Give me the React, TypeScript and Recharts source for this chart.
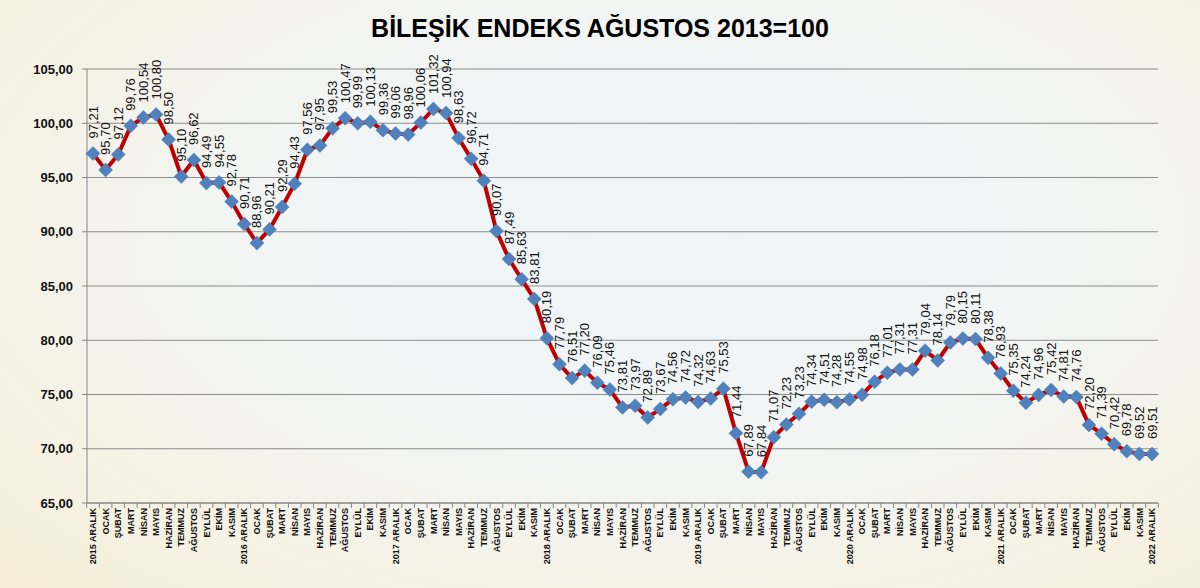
import React from "react";
import { LineChart, Line, XAxis, YAxis, CartesianGrid, LabelList } from "recharts";

const startYear = 2015;
const monthNames = ["OCAK", "ŞUBAT", "MART", "NİSAN", "MAYIS", "HAZİRAN", "TEMMUZ", "AĞUSTOS", "EYLÜL", "EKİM", "KASIM"];

const values = [
  97.21, 95.7, 97.12, 99.76, 100.54, 100.8, 98.5, 95.1, 96.62, 94.49, 94.55, 92.78,
  90.71, 88.96, 90.21, 92.29, 94.43, 97.56, 97.95, 99.53, 100.47, 99.99, 100.13, 99.36,
  99.06, 98.96, 100.06, 101.32, 100.94, 98.63, 96.72, 94.71, 90.07, 87.49, 85.63, 83.81,
  80.19, 77.79, 76.51, 77.2, 76.09, 75.46, 73.81, 73.97, 72.89, 73.67, 74.56, 74.72,
  74.32, 74.63, 75.53, 71.44, 67.89, 67.84, 71.07, 72.23, 73.23, 74.34, 74.51, 74.28,
  74.55, 74.98, 76.18, 77.01, 77.31, 77.31, 79.04, 78.14, 79.79, 80.15, 80.11, 78.38,
  76.93, 75.35, 74.24, 74.96, 75.42, 74.81, 74.76, 72.2, 71.39, 70.42, 69.78, 69.52, 69.51,
];

const categories = values.map((_, i) =>
  i % 12 === 0 ? `${startYear + i / 12} ARALIK` : monthNames[(i % 12) - 1]
);

const yTicks = [65, 70, 75, 80, 85, 90, 95, 100, 105];

const data = categories.map((name, i) => ({ name, value: values[i] }));

const W = 1200;
const H = 588;
const margin = { top: 69, right: 42, left: 0, bottom: 5 };
const plotW = W - 87 - margin.right;
const pad = 6;
const step = (plotW - 2 * pad) / (data.length - 1);

const fmt = (v: number) => v.toFixed(2).replace(".", ",");

const XTick = (props: any) => {
  const { x, y, payload, index } = props;
  return (
    <g>
      <line x1={x - step / 2} y1={y} x2={x - step / 2} y2={y + 5} stroke="#868686" />
      {index === data.length - 1 && (
        <line x1={x + step / 2} y1={y} x2={x + step / 2} y2={y + 5} stroke="#868686" />
      )}
      <text
        x={x}
        y={y + 5}
        transform={`rotate(-90, ${x}, ${y + 5})`}
        textAnchor="end"
        dy="0.35em"
        fontSize={9}
        fontWeight="bold"
        fontFamily="'Liberation Sans', Arial, sans-serif"
        fill="#111"
      >
        {payload.value}
      </text>
    </g>
  );
};

const Diamond = (props: any) => {
  const { cx, cy } = props;
  if (cx == null || cy == null) return null;
  const r = 7;
  return (
    <polygon
      points={`${cx},${cy - r} ${cx + r},${cy} ${cx},${cy + r} ${cx - r},${cy}`}
      fill="#4f81bd"
      stroke="#4a7ab3"
      strokeWidth={0.5}
    />
  );
};

const ValueLabel = (props: any) => {
  const { x, y, value } = props;
  const ly = y - 15;
  return (
    <text
      x={x}
      y={ly}
      transform={`rotate(-90, ${x}, ${ly})`}
      textAnchor="start"
      dy="0.35em"
      fontSize={13}
      fontFamily="'Liberation Sans', Arial, sans-serif"
      fill="#111"
    >
      {fmt(value)}
    </text>
  );
};

export default function App() {
  return (
    <div
      style={{
        position: "absolute",
        top: 0,
        left: 0,
        width: W,
        height: H,
        background:
          "radial-gradient(ellipse at 55% 40%, #eef4fa 0%, #f2f5f3 45%, #f6f1e2 80%, #f5edd8 100%)",
        fontFamily: "'Liberation Sans', Arial, sans-serif",
      }}
    >
      <div
        style={{
          position: "absolute",
          top: 14,
          left: 0,
          width: W,
          textAlign: "center",
          fontSize: 25,
          fontWeight: "bold",
          color: "#000",
        }}
      >
        BİLEŞİK ENDEKS AĞUSTOS 2013=100
      </div>
      <LineChart width={W} height={H} data={data} margin={margin}>
        <CartesianGrid vertical={false} stroke="#8c8c8c" strokeWidth={1} />
        <XAxis
          dataKey="name"
          interval={0}
          tickLine={false}
          tickSize={0}
          tickMargin={0}
          height={80}
          padding={{ left: pad, right: pad }}
          axisLine={{ stroke: "#868686" }}
          tick={<XTick />}
        />
        <YAxis
          width={87}
          domain={[65, 105]}
          ticks={yTicks}
          tickFormatter={fmt}
          axisLine={{ stroke: "#868686" }}
          tickLine={{ stroke: "#868686" }}
          tickSize={5}
          tickMargin={9}
          tick={{ fill: "#111", fontSize: 13, fontWeight: "bold" }}
        />
        <Line
          dataKey="value"
          type="linear"
          stroke="#c00000"
          strokeWidth={4}
          dot={<Diamond />}
          activeDot={false}
          isAnimationActive={false}
        >
          <LabelList dataKey="value" content={<ValueLabel />} />
        </Line>
      </LineChart>
    </div>
  );
}
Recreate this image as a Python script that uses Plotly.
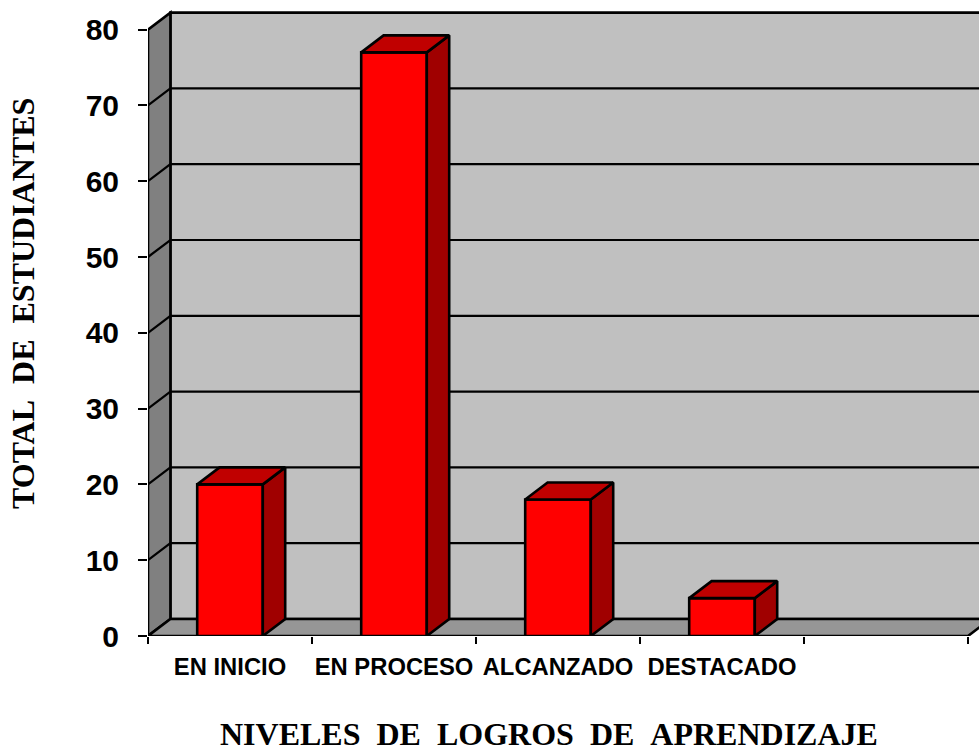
import plotly.graph_objects as go

categories = ["EN INICIO", "EN PROCESO", "ALCANZADO", "DESTACADO", ""]
values = [20, 77, 18, 5]
y_ticks = [0, 10, 20, 30, 40, 50, 60, 70, 80]
y_title = "TOTAL\u00a0\u00a0DE\u00a0\u00a0ESTUDIANTES"
x_title = "NIVELES\u00a0\u00a0DE\u00a0\u00a0LOGROS\u00a0\u00a0DE\u00a0\u00a0APRENDIZAJE"

# pixel frame of the chart
W, H = 979, 751
L, B, T = 148.0, 115, 8
SLOT_PX = 164.0
UNIT_PX = 7.58
n_slots = len(categories)
x_max = (W - L) / SLOT_PX
y_max = (H - B - T) / UNIT_PX
DX = 22.4 / SLOT_PX
DY = 17.0 / UNIT_PX
BAR_W = 0.4
LW = 2.6

fig = go.Figure()


def poly(xs, ys, fill, width=LW):
    path = "M" + " L".join(f"{x},{y}" for x, y in zip(xs, ys)) + " Z"
    fig.add_shape(type="path", path=path, xref="x", yref="y", layer="below",
                  fillcolor=fill, line=dict(color="black", width=width))


top = y_ticks[-1]
poly([DX, n_slots + DX + 1, n_slots + DX + 1, DX], [DY, DY, top + DY, top + DY], "#c0c0c0")
poly([0, DX, DX, 0], [0, DY, top + DY, top], "#808080")
poly([0, n_slots, n_slots + DX, DX], [0, 0, DY, DY], "#969696")
for v in y_ticks[1:-1]:
    fig.add_shape(type="path", path=f"M0,{v} L{DX},{v + DY} L{n_slots + DX + 1},{v + DY}",
                  xref="x", yref="y", layer="below", line=dict(color="black", width=2.2))

centers = [i + 0.5 for i in range(len(values))]
fig.add_trace(go.Bar(x=centers, y=values, width=BAR_W,
                     marker=dict(color="#ff0000", line=dict(color="black", width=LW))))

for c, v in zip(centers, values):
    l, r = c - BAR_W / 2, c + BAR_W / 2
    fig.add_trace(go.Scatter(x=[r, r + DX, r + DX, r, r], y=[0, DY, v + DY, v, 0],
                             mode="lines", fill="toself", fillcolor="#a00000",
                             line=dict(color="black", width=LW)))
    fig.add_trace(go.Scatter(x=[l, r, r + DX, l + DX, l], y=[v, v, v + DY, v + DY, v],
                             mode="lines", fill="toself", fillcolor="#c00000",
                             line=dict(color="black", width=LW)))

fig.update_layout(
    width=W, height=H, autosize=False, showlegend=False, hovermode=False,
    paper_bgcolor="white", plot_bgcolor="white",
    margin=dict(l=L, r=0, t=T, b=B, pad=0),
    font=dict(family="Liberation Sans", color="black"),
    xaxis=dict(range=[0, x_max], showgrid=False, zeroline=False, showline=False,
               tickmode="array", tickvals=[i + 0.5 for i in range(n_slots)], ticktext=categories,
               ticks="", ticklen=0, tickangle=0, ticklabelstandoff=14,
               tickfont=dict(family="Liberation Sans", size=23.8, color="black", weight="bold"),
               minor=dict(tickmode="array", tickvals=list(range(n_slots + 1)), ticks="outside",
                          ticklen=7, tickwidth=1.5, tickcolor="black", showgrid=False)),
    yaxis=dict(range=[0, y_max], showgrid=False, zeroline=False, showline=False,
               tickmode="array", tickvals=y_ticks, ticktext=[str(v) for v in y_ticks],
               ticks="outside", ticklen=9, tickwidth=2, tickcolor="black", ticklabelstandoff=13,
               tickfont=dict(family="Liberation Sans", size=30, color="black", weight="bold")),
    annotations=[
        dict(text=x_title, xref="paper", yref="paper", showarrow=False,
             x=(549 - L) / (W - L), y=-(734 - (H - B)) / (H - B - T), xanchor="center", yanchor="middle",
             font=dict(family="Liberation Serif", size=32, color="black", weight="bold")),
        dict(text=y_title, xref="paper", yref="paper", showarrow=False, textangle=-90,
             x=-(L - 23) / (W - L), y=((H - B) - 304) / (H - B - T), xanchor="center", yanchor="middle",
             font=dict(family="Liberation Serif", size=32, color="black", weight="bold")),
    ],
)

fig.write_html("out.html", config={"displayModeBar": False},
               post_script="document.body.style.margin='0';document.body.style.overflow='hidden';")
——
> _Your task_
Reproduce the data above word for word from its first line through the line that holds "const fmt = (v: number)", both ends included; skip pictures.

> _Expected answer_
Give me the React, TypeScript and Recharts source for this chart.
import React from "react";
import { LineChart, Line, XAxis, YAxis, CartesianGrid, LabelList } from "recharts";

const startYear = 2015;
const monthNames = ["OCAK", "ŞUBAT", "MART", "NİSAN", "MAYIS", "HAZİRAN", "TEMMUZ", "AĞUSTOS", "EYLÜL", "EKİM", "KASIM"];

const values = [
  97.21, 95.7, 97.12, 99.76, 100.54, 100.8, 98.5, 95.1, 96.62, 94.49, 94.55, 92.78,
  90.71, 88.96, 90.21, 92.29, 94.43, 97.56, 97.95, 99.53, 100.47, 99.99, 100.13, 99.36,
  99.06, 98.96, 100.06, 101.32, 100.94, 98.63, 96.72, 94.71, 90.07, 87.49, 85.63, 83.81,
  80.19, 77.79, 76.51, 77.2, 76.09, 75.46, 73.81, 73.97, 72.89, 73.67, 74.56, 74.72,
  74.32, 74.63, 75.53, 71.44, 67.89, 67.84, 71.07, 72.23, 73.23, 74.34, 74.51, 74.28,
  74.55, 74.98, 76.18, 77.01, 77.31, 77.31, 79.04, 78.14, 79.79, 80.15, 80.11, 78.38,
  76.93, 75.35, 74.24, 74.96, 75.42, 74.81, 74.76, 72.2, 71.39, 70.42, 69.78, 69.52, 69.51,
];

const categories = values.map((_, i) =>
  i % 12 === 0 ? `${startYear + i / 12} ARALIK` : monthNames[(i % 12) - 1]
);

const yTicks = [65, 70, 75, 80, 85, 90, 95, 100, 105];

const data = categories.map((name, i) => ({ name, value: values[i] }));

const W = 1200;
const H = 588;
const margin = { top: 69, right: 42, left: 0, bottom: 5 };
const plotW = W - 87 - margin.right;
const pad = 6;
const step = (plotW - 2 * pad) / (data.length - 1);

const fmt = (v: number) => v.toFixed(2).replace(".", ",");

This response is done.